- [TASK PROMPT]:
Leave the pictures out, and retype all of the material exactly as written.

- [SOURCE EXCERPT]:
***
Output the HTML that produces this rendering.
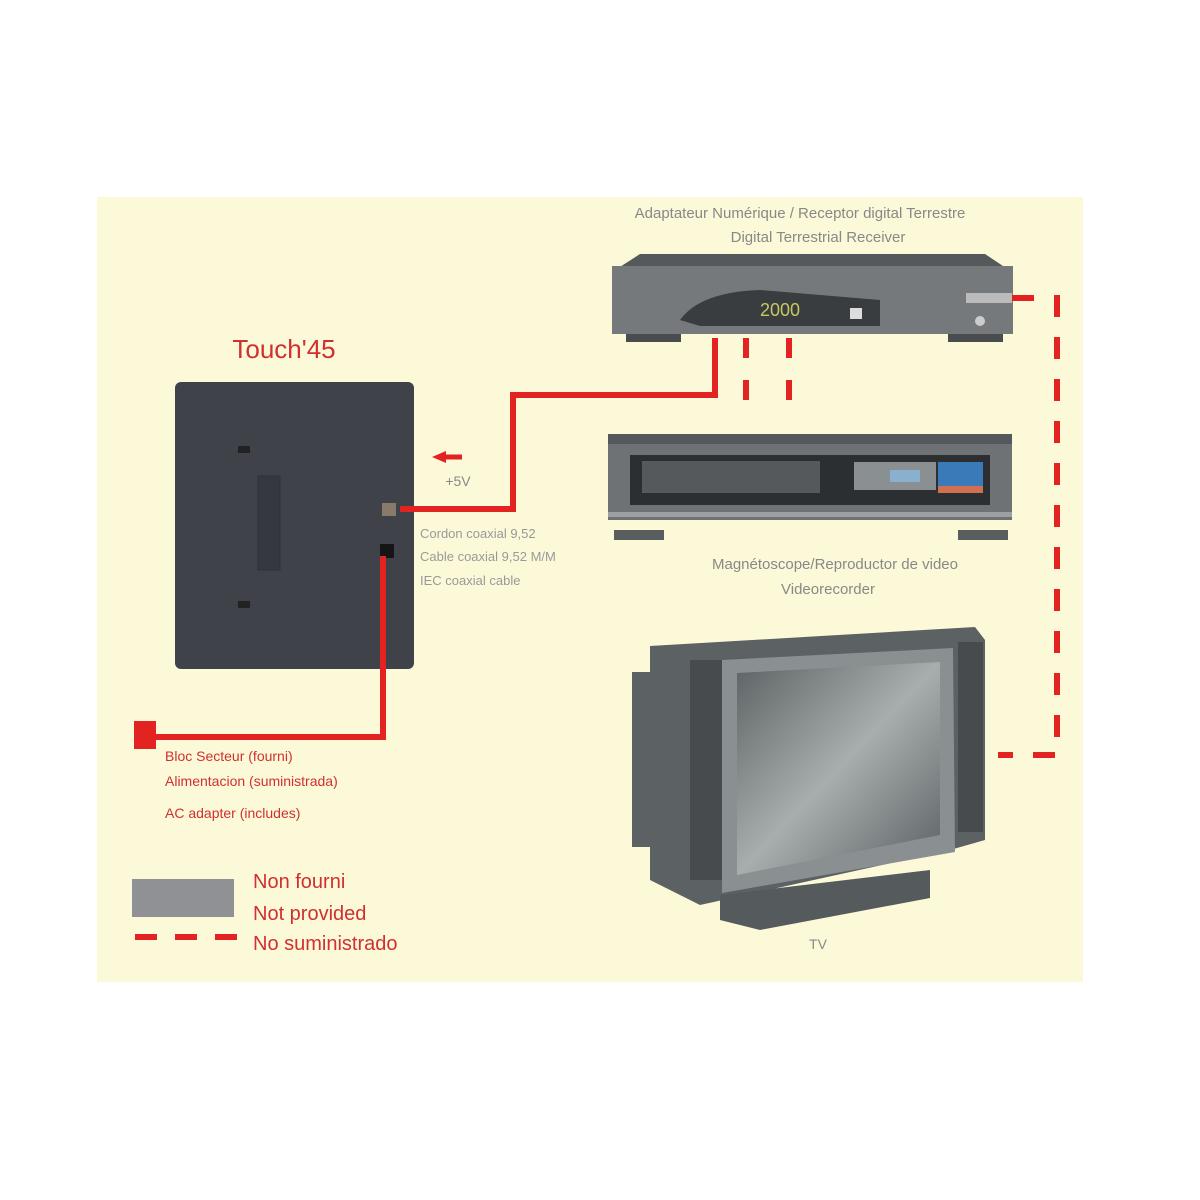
<!DOCTYPE html>
<html><head><meta charset="utf-8"><style>
html,body{margin:0;padding:0;background:#fff;}
svg{display:block;}
text{font-family:"Liberation Sans",sans-serif;}
</style></head><body>
<svg width="1200" height="1200" viewBox="0 0 1200 1200" xmlns="http://www.w3.org/2000/svg">
<defs>
<linearGradient id="scr" x1="0" y1="0" x2="1" y2="1">
<stop offset="0" stop-color="#5d6264"/><stop offset="0.5" stop-color="#a8adad"/><stop offset="1" stop-color="#5a5f62"/>
</linearGradient>
</defs>
<rect x="97" y="197" width="986" height="785" fill="#fcf9d9"/>

<!-- Receiver -->
<text x="800" y="218" font-size="15" fill="#888" text-anchor="middle">Adaptateur Numérique / Receptor digital Terrestre</text>
<text x="818" y="242" font-size="15" fill="#888" text-anchor="middle">Digital Terrestrial Receiver</text>
<polygon points="612,272 640,254 985,254 1012,272" fill="#55595c"/>
<rect x="612" y="266" width="401" height="68" fill="#75797c"/>
<rect x="626" y="334" width="55" height="8" fill="#4a4d50"/>
<rect x="948" y="334" width="55" height="8" fill="#4a4d50"/>
<path d="M680,320 Q700,292 760,290 L880,300 L880,326 L700,326 Z" fill="#3a3d40"/>
<text x="760" y="316" font-size="18" fill="#c8c860" font-family="Liberation Mono">2000</text>
<rect x="850" y="308" width="12" height="11" fill="#ddd"/>
<rect x="966" y="293" width="46" height="10" fill="#bbb"/>
<circle cx="980" cy="321" r="5" fill="#ccc"/>

<!-- VCR -->
<rect x="608" y="434" width="404" height="12" fill="#55595c"/>
<rect x="608" y="444" width="404" height="76" fill="#6e7275"/>
<rect x="630" y="455" width="360" height="50" fill="#2c2f31"/>
<rect x="642" y="461" width="178" height="32" fill="#55595c"/>
<rect x="854" y="462" width="82" height="28" fill="#8a8f92"/>
<rect x="890" y="470" width="30" height="12" fill="#8ab0d0"/>
<rect x="938" y="462" width="45" height="24" fill="#3a7ab8"/>
<rect x="938" y="486" width="45" height="7" fill="#d07050"/>
<rect x="608" y="512" width="404" height="5" fill="#9da0a2"/>
<rect x="614" y="530" width="50" height="10" fill="#5a5d60"/>
<rect x="958" y="530" width="50" height="10" fill="#5a5d60"/>
<text x="835" y="569" font-size="15" fill="#888" text-anchor="middle">Magnétoscope/Reproductor de video</text>
<text x="828" y="594" font-size="15" fill="#888" text-anchor="middle">Videorecorder</text>

<!-- TV -->
<polygon points="650,646 975,627 985,640 985,840 950,850 700,905 650,880" fill="#5c6164"/>
<rect x="632" y="672" width="30" height="175" fill="#5c6164"/>
<rect x="690" y="660" width="35" height="220" fill="#474b4e"/>
<rect x="958" y="642" width="25" height="190" fill="#474b4e"/>
<polygon points="722,660 953,648 955,852 722,893" fill="#8a8f92"/>
<polygon points="737,673 940,662 940,835 737,875" fill="url(#scr)"/>
<polygon points="720,895 930,870 930,898 760,930 720,920" fill="#555a5d"/>
<text x="818" y="949" font-size="14" fill="#888" text-anchor="middle">TV</text>

<!-- Touch'45 -->
<text x="284" y="358" font-size="26" fill="#d03030" text-anchor="middle">Touch'45</text>
<rect x="175" y="382" width="239" height="287" rx="6" fill="#3f4249"/>
<rect x="258" y="476" width="22" height="94" fill="#35383e" stroke="#2d3035"/>
<rect x="238" y="446" width="12" height="7" fill="#222"/>
<rect x="238" y="601" width="12" height="7" fill="#222"/>
<rect x="382" y="503" width="14" height="13" fill="#8a7a6a"/>
<rect x="380" y="544" width="14" height="14" fill="#151515"/>

<!-- red lines -->
<g fill="none" stroke="#e32222" stroke-width="6">
<polyline points="400,509 513,509 513,395 715,395 715,338"/>
<polyline points="383,556 383,737 140,737"/>
<line x1="746" y1="338" x2="746" y2="410" stroke-dasharray="20,22"/>
<line x1="789" y1="338" x2="789" y2="410" stroke-dasharray="20,22"/>
<polyline points="1012,298 1057,298 1057,755 998,755" stroke-dasharray="22,20"/>
<line x1="135" y1="937" x2="237" y2="937" stroke-dasharray="22,18"/>
</g>
<rect x="134" y="721" width="22" height="28" fill="#e32222"/>
<line x1="462" y1="457" x2="442" y2="457" stroke="#e32222" stroke-width="5"/>
<polygon points="432,457 446,451 446,463" fill="#e32222"/>
<text x="458" y="486" font-size="14" fill="#888" text-anchor="middle">+5V</text>

<text x="420" y="538" font-size="13" fill="#999">Cordon coaxial 9,52</text>
<text x="420" y="561" font-size="13" fill="#999">Cable coaxial 9,52 M/M</text>
<text x="420" y="585" font-size="13" fill="#999">IEC coaxial cable</text>

<text x="165" y="761" font-size="14" fill="#d03030">Bloc Secteur (fourni)</text>
<text x="165" y="786" font-size="14" fill="#d03030">Alimentacion (suministrada)</text>
<text x="165" y="818" font-size="14" fill="#d03030">AC adapter (includes)</text>

<rect x="132" y="879" width="102" height="38" fill="#8f9194"/>
<text x="253" y="888" font-size="20" fill="#d03030">Non fourni</text>
<text x="253" y="920" font-size="20" fill="#d03030">Not provided</text>
<text x="253" y="950" font-size="20" fill="#d03030">No suministrado</text>
</svg>
</body></html>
***
- [EXERCISE RESULT]:
Output the HTML that produces this rendering.
<!DOCTYPE html>
<html><head><meta charset="utf-8"><style>
html,body{margin:0;padding:0;background:#fff;}
svg{display:block;}
text{font-family:"Liberation Sans",sans-serif;}
</style></head><body>
<svg width="1200" height="1200" viewBox="0 0 1200 1200" xmlns="http://www.w3.org/2000/svg">
<defs>
<linearGradient id="scr" x1="0" y1="0" x2="1" y2="1">
<stop offset="0" stop-color="#5d6264"/><stop offset="0.5" stop-color="#a8adad"/><stop offset="1" stop-color="#5a5f62"/>
</linearGradient>
</defs>
<rect x="97" y="197" width="986" height="785" fill="#fcf9d9"/>

<!-- Receiver -->
<text x="800" y="218" font-size="15" fill="#888" text-anchor="middle">Adaptateur Numérique / Receptor digital Terrestre</text>
<text x="818" y="242" font-size="15" fill="#888" text-anchor="middle">Digital Terrestrial Receiver</text>
<polygon points="612,272 640,254 985,254 1012,272" fill="#55595c"/>
<rect x="612" y="266" width="401" height="68" fill="#75797c"/>
<rect x="626" y="334" width="55" height="8" fill="#4a4d50"/>
<rect x="948" y="334" width="55" height="8" fill="#4a4d50"/>
<path d="M680,320 Q700,292 760,290 L880,300 L880,326 L700,326 Z" fill="#3a3d40"/>
<text x="760" y="316" font-size="18" fill="#c8c860" font-family="Liberation Mono">2000</text>
<rect x="850" y="308" width="12" height="11" fill="#ddd"/>
<rect x="966" y="293" width="46" height="10" fill="#bbb"/>
<circle cx="980" cy="321" r="5" fill="#ccc"/>

<!-- VCR -->
<rect x="608" y="434" width="404" height="12" fill="#55595c"/>
<rect x="608" y="444" width="404" height="76" fill="#6e7275"/>
<rect x="630" y="455" width="360" height="50" fill="#2c2f31"/>
<rect x="642" y="461" width="178" height="32" fill="#55595c"/>
<rect x="854" y="462" width="82" height="28" fill="#8a8f92"/>
<rect x="890" y="470" width="30" height="12" fill="#8ab0d0"/>
<rect x="938" y="462" width="45" height="24" fill="#3a7ab8"/>
<rect x="938" y="486" width="45" height="7" fill="#d07050"/>
<rect x="608" y="512" width="404" height="5" fill="#9da0a2"/>
<rect x="614" y="530" width="50" height="10" fill="#5a5d60"/>
<rect x="958" y="530" width="50" height="10" fill="#5a5d60"/>
<text x="835" y="569" font-size="15" fill="#888" text-anchor="middle">Magnétoscope/Reproductor de video</text>
<text x="828" y="594" font-size="15" fill="#888" text-anchor="middle">Videorecorder</text>

<!-- TV -->
<polygon points="650,646 975,627 985,640 985,840 950,850 700,905 650,880" fill="#5c6164"/>
<rect x="632" y="672" width="30" height="175" fill="#5c6164"/>
<rect x="690" y="660" width="35" height="220" fill="#474b4e"/>
<rect x="958" y="642" width="25" height="190" fill="#474b4e"/>
<polygon points="722,660 953,648 955,852 722,893" fill="#8a8f92"/>
<polygon points="737,673 940,662 940,835 737,875" fill="url(#scr)"/>
<polygon points="720,895 930,870 930,898 760,930 720,920" fill="#555a5d"/>
<text x="818" y="949" font-size="14" fill="#888" text-anchor="middle">TV</text>

<!-- Touch'45 -->
<text x="284" y="358" font-size="26" fill="#d03030" text-anchor="middle">Touch'45</text>
<rect x="175" y="382" width="239" height="287" rx="6" fill="#3f4249"/>
<rect x="258" y="476" width="22" height="94" fill="#35383e" stroke="#2d3035"/>
<rect x="238" y="446" width="12" height="7" fill="#222"/>
<rect x="238" y="601" width="12" height="7" fill="#222"/>
<rect x="382" y="503" width="14" height="13" fill="#8a7a6a"/>
<rect x="380" y="544" width="14" height="14" fill="#151515"/>

<!-- red lines -->
<g fill="none" stroke="#e32222" stroke-width="6">
<polyline points="400,509 513,509 513,395 715,395 715,338"/>
<polyline points="383,556 383,737 140,737"/>
<line x1="746" y1="338" x2="746" y2="410" stroke-dasharray="20,22"/>
<line x1="789" y1="338" x2="789" y2="410" stroke-dasharray="20,22"/>
<polyline points="1012,298 1057,298 1057,755 998,755" stroke-dasharray="22,20"/>
<line x1="135" y1="937" x2="237" y2="937" stroke-dasharray="22,18"/>
</g>
<rect x="134" y="721" width="22" height="28" fill="#e32222"/>
<line x1="462" y1="457" x2="442" y2="457" stroke="#e32222" stroke-width="5"/>
<polygon points="432,457 446,451 446,463" fill="#e32222"/>
<text x="458" y="486" font-size="14" fill="#888" text-anchor="middle">+5V</text>

<text x="420" y="538" font-size="13" fill="#999">Cordon coaxial 9,52</text>
<text x="420" y="561" font-size="13" fill="#999">Cable coaxial 9,52 M/M</text>
<text x="420" y="585" font-size="13" fill="#999">IEC coaxial cable</text>

<text x="165" y="761" font-size="14" fill="#d03030">Bloc Secteur (fourni)</text>
<text x="165" y="786" font-size="14" fill="#d03030">Alimentacion (suministrada)</text>
<text x="165" y="818" font-size="14" fill="#d03030">AC adapter (includes)</text>

<rect x="132" y="879" width="102" height="38" fill="#8f9194"/>
<text x="253" y="888" font-size="20" fill="#d03030">Non fourni</text>
<text x="253" y="920" font-size="20" fill="#d03030">Not provided</text>
<text x="253" y="950" font-size="20" fill="#d03030">No suministrado</text>
</svg>
</body></html>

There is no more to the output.